• [WRITTEN PROBLEM]
Pictures do not belong in your copy. Repeat all the other data exactly.

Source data
┄┄┄┄┄┄

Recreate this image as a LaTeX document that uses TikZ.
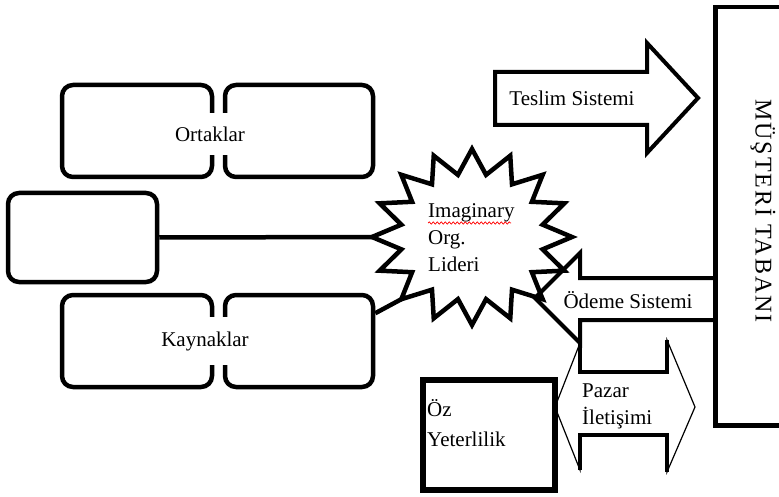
\documentclass[tikz,border=0pt]{standalone}
\usepackage{fontspec}
\setmainfont{Liberation Serif}
\usetikzlibrary{decorations.pathmorphing}
\begin{document}
\begin{tikzpicture}[x=1pt,y=-1pt,
  txt/.style={font=\fontsize{21}{27}\selectfont, inner sep=0pt},
  chainbox/.style={draw, line width=4.5pt, rounded corners=11pt, minimum height=92pt, inner sep=0pt},
  plainbox/.style={draw, inner sep=0pt},
  heavy/.style={line width=4.5pt},
  arrowline/.style={line width=4pt, line join=miter},
]
\useasboundingbox (0,0) rectangle (779,497);

% --- Ortaklar: two linked rounded boxes
\node[chainbox, minimum width=150pt] (ortL) at (137,131) {};
\node[chainbox, minimum width=148pt] (ortR) at (299,131) {};
\node[txt, fill=white, minimum height=42pt, inner xsep=3pt] (ort) at (210,134) {Ortaklar};

% --- Kaynaklar: two linked rounded boxes
\node[chainbox, minimum width=150pt] (kayL) at (137,341) {};
\node[chainbox, minimum width=148pt] (kayR) at (299,341) {};
\node[txt, fill=white, minimum height=48pt, inner xsep=3pt] (kay) at (205,341) {Kaynaklar};

% --- empty box on the left
\node[chainbox, minimum width=149pt, minimum height=89pt] (mid) at (82.5,237.5) {};

% --- star burst
\foreach \k in {0,...,15}
  \coordinate (sp\k) at ({472+100*cos(90+22.5*\k)}, {237-88*sin(90+22.5*\k)});
\draw[heavy] (mid.east) -- (sp4);
\draw[heavy] (kayR.20) -- (sp6);
\draw[heavy, fill=white, line join=miter]
  plot[samples=33, domain=0:32, variable=\k]
  ({472+(1-0.28*mod(\k,2))*100*cos(90+11.25*\k)}, {237-(1-0.28*mod(\k,2))*88*sin(90+11.25*\k)}) -- cycle;
\node[txt, anchor=north west, align=left] (lider) at (428,203) {Imaginary\\Org.\\Lideri};
\draw[red, line width=0.7pt, decorate, decoration={snake, amplitude=1.1pt, segment length=4pt}]
  (lider.north west) ++(0,20) -- ++(83,0);

% --- customer base
\node[plainbox, line width=4.5pt, minimum width=95pt, minimum height=418pt, anchor=north west] (mus) at (713,5) {};
\node[txt, font=\fontsize{24}{28}\selectfont, rotate=-90] (muslbl) at (763,211) {\addfontfeatures{LetterSpace=8}MÜŞTERİ TABANI};

% --- delivery system arrow
\coordinate (tesA) at (495,72);
\draw[arrowline] (tesA) -- (647,72) -- (647,43) -- (698,98) -- (647,153) -- (647,125) -- (495,125) -- cycle;
\node[txt] (tes) at (572,98) {Teslim Sistemi};

% --- payment system arrow, back from the customer base
\coordinate (odTip) at (535,298);
\draw[arrowline] (mus.north west |- 0,278) -- (580,278) -- (580,253) -- (odTip) -- (580,343) -- (580,320) -- (mus.north west |- 0,320);
\node[txt] (ode) at (628,300) {Ödeme Sistemi};

% --- market communication, two-way arrow
\coordinate (pzL) at (555,407);
\coordinate (pzR) at (695,407);
\draw[line width=1.2pt, line join=miter] (pzL) -- (580,343) -- (580,372) -- (667,372) -- (667,340) -- (pzR) -- (667,472) -- (667,435) -- (580,435) -- (580,470) -- cycle;
\draw[line width=3.5pt] (580,343) -- (580,372) -- (667,372) -- (667,340);
\draw[line width=3.5pt] (580,470) -- (580,435) -- (667,435) -- (667,472);
\node[txt, anchor=north west, align=left] (pazar) at (582,384) {Pazar\\İletişimi};

% --- self-efficacy box
\node[plainbox, line width=6pt, minimum width=132pt, minimum height=110pt] (oz) at (489,435) {};
\node[txt, font=\fontsize{21}{30}\selectfont, anchor=north west, align=left] (ozlbl) at (427,399) {Öz\\Yeterlilik};
\end{tikzpicture}
\end{document}
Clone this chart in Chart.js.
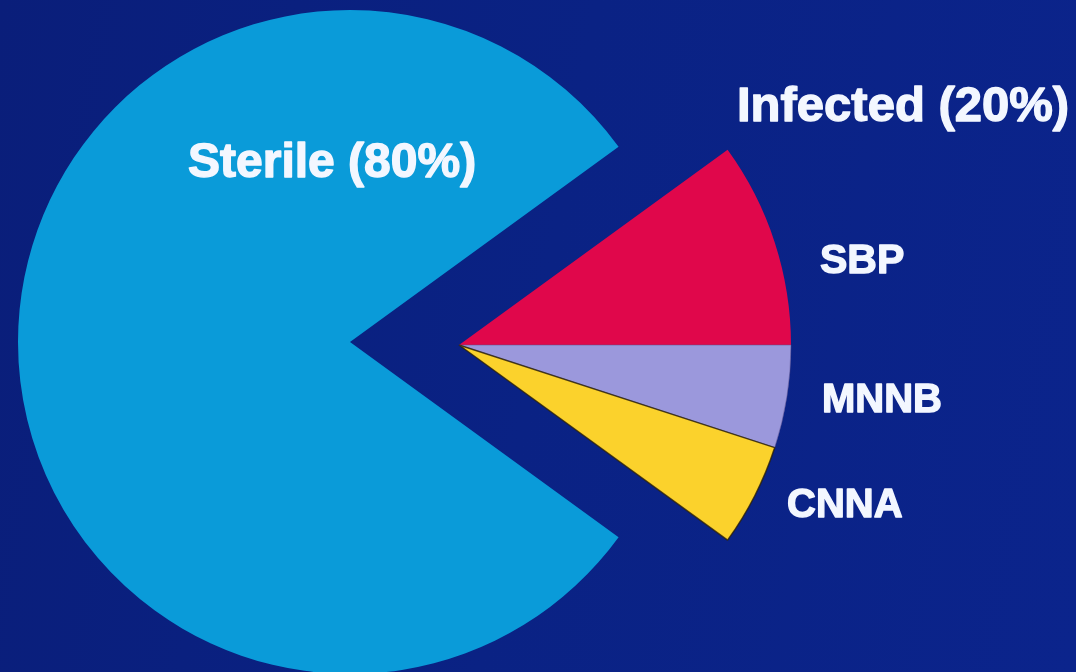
<!DOCTYPE html>
<html>
<head>
<meta charset="utf-8">
<title>Sterile vs infected</title>
<script src="https://cdn.jsdelivr.net/npm/chart.js@4/dist/chart.umd.min.js"></script>
<style>
  html, body { margin: 0; padding: 0; }
  body { width: 1076px; height: 672px; overflow: hidden; }
  #wrap {
    position: relative; width: 1076px; height: 672px;
    background: linear-gradient(100deg, #0a1e7a 0%, #0a2284 50%, #0b248c 100%);
  }
  canvas { display: block; }
</style>
</head>
<body>
<div id="wrap"><canvas id="pie"></canvas></div>
<script>
// Slices, in drawing order (clockwise from the top edge of the infected wedge)
const categories = ['SBP', 'MNNB', 'CNNA', 'Sterile'];
const shares     = [10, 5, 5, 80];
const groups     = ['Infected', 'Infected', 'Infected', 'Sterile'];
const sliceColors = ['#e0074b', '#9b98dc', '#fbd22c', '#0a9bd9'];

const infectedTotal = shares.reduce((s, v, i) => s + (groups[i] === 'Infected' ? v : 0), 0);
const sterileTotal  = shares.reduce((s, v, i) => s + (groups[i] === 'Sterile' ? v : 0), 0);

// Centre the infected wedge on the horizontal axis, pointing right
const rotationDeg = 90 - (infectedTotal / 100) * 360 / 2;

// Pull the infected wedge out to the right
const explode = { dx: 109, dy: 3 };

const textPlacement = {
  Sterile:  { x: 188, y: 177, size: 48 },
  Infected: { x: 737, y: 121, size: 49 },
  SBP:      { x: 820, y: 273, size: 41 },
  MNNB:     { x: 822, y: 412, size: 40 },
  CNNA:     { x: 787, y: 517, size: 40 }
};

const explodePlugin = {
  id: 'explodeInfected',
  afterDatasetsUpdate(chart) {
    const meta = chart.getDatasetMeta(0);
    meta.data.forEach((arc, i) => {
      if (groups[i] === 'Infected') {
        arc.x += explode.dx;
        arc.y += explode.dy;
      }
    });
  }
};

const labelPlugin = {
  id: 'sliceLabels',
  afterDraw(chart) {
    const ctx = chart.ctx;
    const texts = [
      ['Sterile', 'Sterile (' + sterileTotal + '%)'],
      ['Infected', 'Infected (' + infectedTotal + '%)'],
      ...categories.filter((c, i) => groups[i] === 'Infected').map(c => [c, c])
    ];
    ctx.save();
    ctx.fillStyle = '#f3f7ff';
    ctx.strokeStyle = '#f3f7ff';
    ctx.lineWidth = 1.4;
    ctx.lineJoin = 'round';
    ctx.textAlign = 'left';
    ctx.textBaseline = 'alphabetic';
    texts.forEach(([key, str]) => {
      const p = textPlacement[key];
      ctx.font = 'bold ' + p.size + 'px "Liberation Sans", Arial, sans-serif';
      ctx.fillText(str, p.x, p.y);
      ctx.strokeText(str, p.x, p.y);
    });
    ctx.restore();
  }
};

new Chart(document.getElementById('pie'), {
  type: 'pie',
  data: {
    labels: categories,
    datasets: [{
      data: shares,
      backgroundColor: sliceColors,
      borderColor: ['#e0074b', 'rgba(90,80,140,0.5)', 'rgba(40,30,10,0.8)', '#0a9bd9'],
      borderWidth: [0, 1, 1.5, 0],
      radius: 332,
      clip: false
    }]
  },
  options: {
    responsive: true,
    maintainAspectRatio: false,
    animation: false,
    rotation: rotationDeg,
    layout: { padding: { left: 0, right: 376, top: 12, bottom: 0 } },
    events: [],
    plugins: {
      legend: { display: false },
      tooltip: { enabled: false },
      title: { display: false }
    }
  },
  plugins: [explodePlugin, labelPlugin]
});
</script>
</body>
</html>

┄┄┄┄┄┄

• [WRITTEN ANSWER]
Recreate this image as a LaTeX document that uses TikZ.
\documentclass[tikz,border=0pt]{standalone}
\usepackage{fontspec}
\setmainfont{Liberation Serif}
\usetikzlibrary{decorations.pathmorphing}
\begin{document}
\begin{tikzpicture}[x=1pt,y=-1pt,
  txt/.style={font=\fontsize{21}{27}\selectfont, inner sep=0pt},
  chainbox/.style={draw, line width=4.5pt, rounded corners=11pt, minimum height=92pt, inner sep=0pt},
  plainbox/.style={draw, inner sep=0pt},
  heavy/.style={line width=4.5pt},
  arrowline/.style={line width=4pt, line join=miter},
]
\useasboundingbox (0,0) rectangle (779,497);

% --- Ortaklar: two linked rounded boxes
\node[chainbox, minimum width=150pt] (ortL) at (137,131) {};
\node[chainbox, minimum width=148pt] (ortR) at (299,131) {};
\node[txt, fill=white, minimum height=42pt, inner xsep=3pt] (ort) at (210,134) {Ortaklar};

% --- Kaynaklar: two linked rounded boxes
\node[chainbox, minimum width=150pt] (kayL) at (137,341) {};
\node[chainbox, minimum width=148pt] (kayR) at (299,341) {};
\node[txt, fill=white, minimum height=48pt, inner xsep=3pt] (kay) at (205,341) {Kaynaklar};

% --- empty box on the left
\node[chainbox, minimum width=149pt, minimum height=89pt] (mid) at (82.5,237.5) {};

% --- star burst
\foreach \k in {0,...,15}
  \coordinate (sp\k) at ({472+100*cos(90+22.5*\k)}, {237-88*sin(90+22.5*\k)});
\draw[heavy] (mid.east) -- (sp4);
\draw[heavy] (kayR.20) -- (sp6);
\draw[heavy, fill=white, line join=miter]
  plot[samples=33, domain=0:32, variable=\k]
  ({472+(1-0.28*mod(\k,2))*100*cos(90+11.25*\k)}, {237-(1-0.28*mod(\k,2))*88*sin(90+11.25*\k)}) -- cycle;
\node[txt, anchor=north west, align=left] (lider) at (428,203) {Imaginary\\Org.\\Lideri};
\draw[red, line width=0.7pt, decorate, decoration={snake, amplitude=1.1pt, segment length=4pt}]
  (lider.north west) ++(0,20) -- ++(83,0);

% --- customer base
\node[plainbox, line width=4.5pt, minimum width=95pt, minimum height=418pt, anchor=north west] (mus) at (713,5) {};
\node[txt, font=\fontsize{24}{28}\selectfont, rotate=-90] (muslbl) at (763,211) {\addfontfeatures{LetterSpace=8}MÜŞTERİ TABANI};

% --- delivery system arrow
\coordinate (tesA) at (495,72);
\draw[arrowline] (tesA) -- (647,72) -- (647,43) -- (698,98) -- (647,153) -- (647,125) -- (495,125) -- cycle;
\node[txt] (tes) at (572,98) {Teslim Sistemi};

% --- payment system arrow, back from the customer base
\coordinate (odTip) at (535,298);
\draw[arrowline] (mus.north west |- 0,278) -- (580,278) -- (580,253) -- (odTip) -- (580,343) -- (580,320) -- (mus.north west |- 0,320);
\node[txt] (ode) at (628,300) {Ödeme Sistemi};

% --- market communication, two-way arrow
\coordinate (pzL) at (555,407);
\coordinate (pzR) at (695,407);
\draw[line width=1.2pt, line join=miter] (pzL) -- (580,343) -- (580,372) -- (667,372) -- (667,340) -- (pzR) -- (667,472) -- (667,435) -- (580,435) -- (580,470) -- cycle;
\draw[line width=3.5pt] (580,343) -- (580,372) -- (667,372) -- (667,340);
\draw[line width=3.5pt] (580,470) -- (580,435) -- (667,435) -- (667,472);
\node[txt, anchor=north west, align=left] (pazar) at (582,384) {Pazar\\İletişimi};

% --- self-efficacy box
\node[plainbox, line width=6pt, minimum width=132pt, minimum height=110pt] (oz) at (489,435) {};
\node[txt, font=\fontsize{21}{30}\selectfont, anchor=north west, align=left] (ozlbl) at (427,399) {Öz\\Yeterlilik};
\end{tikzpicture}
\end{document}
Clone this chart in Chart.js.
<!DOCTYPE html>
<html>
<head>
<meta charset="utf-8">
<title>Sterile vs infected</title>
<script src="https://cdn.jsdelivr.net/npm/chart.js@4/dist/chart.umd.min.js"></script>
<style>
  html, body { margin: 0; padding: 0; }
  body { width: 1076px; height: 672px; overflow: hidden; }
  #wrap {
    position: relative; width: 1076px; height: 672px;
    background: linear-gradient(100deg, #0a1e7a 0%, #0a2284 50%, #0b248c 100%);
  }
  canvas { display: block; }
</style>
</head>
<body>
<div id="wrap"><canvas id="pie"></canvas></div>
<script>
// Slices, in drawing order (clockwise from the top edge of the infected wedge)
const categories = ['SBP', 'MNNB', 'CNNA', 'Sterile'];
const shares     = [10, 5, 5, 80];
const groups     = ['Infected', 'Infected', 'Infected', 'Sterile'];
const sliceColors = ['#e0074b', '#9b98dc', '#fbd22c', '#0a9bd9'];

const infectedTotal = shares.reduce((s, v, i) => s + (groups[i] === 'Infected' ? v : 0), 0);
const sterileTotal  = shares.reduce((s, v, i) => s + (groups[i] === 'Sterile' ? v : 0), 0);

// Centre the infected wedge on the horizontal axis, pointing right
const rotationDeg = 90 - (infectedTotal / 100) * 360 / 2;

// Pull the infected wedge out to the right
const explode = { dx: 109, dy: 3 };

const textPlacement = {
  Sterile:  { x: 188, y: 177, size: 48 },
  Infected: { x: 737, y: 121, size: 49 },
  SBP:      { x: 820, y: 273, size: 41 },
  MNNB:     { x: 822, y: 412, size: 40 },
  CNNA:     { x: 787, y: 517, size: 40 }
};

const explodePlugin = {
  id: 'explodeInfected',
  afterDatasetsUpdate(chart) {
    const meta = chart.getDatasetMeta(0);
    meta.data.forEach((arc, i) => {
      if (groups[i] === 'Infected') {
        arc.x += explode.dx;
        arc.y += explode.dy;
      }
    });
  }
};

const labelPlugin = {
  id: 'sliceLabels',
  afterDraw(chart) {
    const ctx = chart.ctx;
    const texts = [
      ['Sterile', 'Sterile (' + sterileTotal + '%)'],
      ['Infected', 'Infected (' + infectedTotal + '%)'],
      ...categories.filter((c, i) => groups[i] === 'Infected').map(c => [c, c])
    ];
    ctx.save();
    ctx.fillStyle = '#f3f7ff';
    ctx.strokeStyle = '#f3f7ff';
    ctx.lineWidth = 1.4;
    ctx.lineJoin = 'round';
    ctx.textAlign = 'left';
    ctx.textBaseline = 'alphabetic';
    texts.forEach(([key, str]) => {
      const p = textPlacement[key];
      ctx.font = 'bold ' + p.size + 'px "Liberation Sans", Arial, sans-serif';
      ctx.fillText(str, p.x, p.y);
      ctx.strokeText(str, p.x, p.y);
    });
    ctx.restore();
  }
};

new Chart(document.getElementById('pie'), {
  type: 'pie',
  data: {
    labels: categories,
    datasets: [{
      data: shares,
      backgroundColor: sliceColors,
      borderColor: ['#e0074b', 'rgba(90,80,140,0.5)', 'rgba(40,30,10,0.8)', '#0a9bd9'],
      borderWidth: [0, 1, 1.5, 0],
      radius: 332,
      clip: false
    }]
  },
  options: {
    responsive: true,
    maintainAspectRatio: false,
    animation: false,
    rotation: rotationDeg,
    layout: { padding: { left: 0, right: 376, top: 12, bottom: 0 } },
    events: [],
    plugins: {
      legend: { display: false },
      tooltip: { enabled: false },
      title: { display: false }
    }
  },
  plugins: [explodePlugin, labelPlugin]
});
</script>
</body>
</html>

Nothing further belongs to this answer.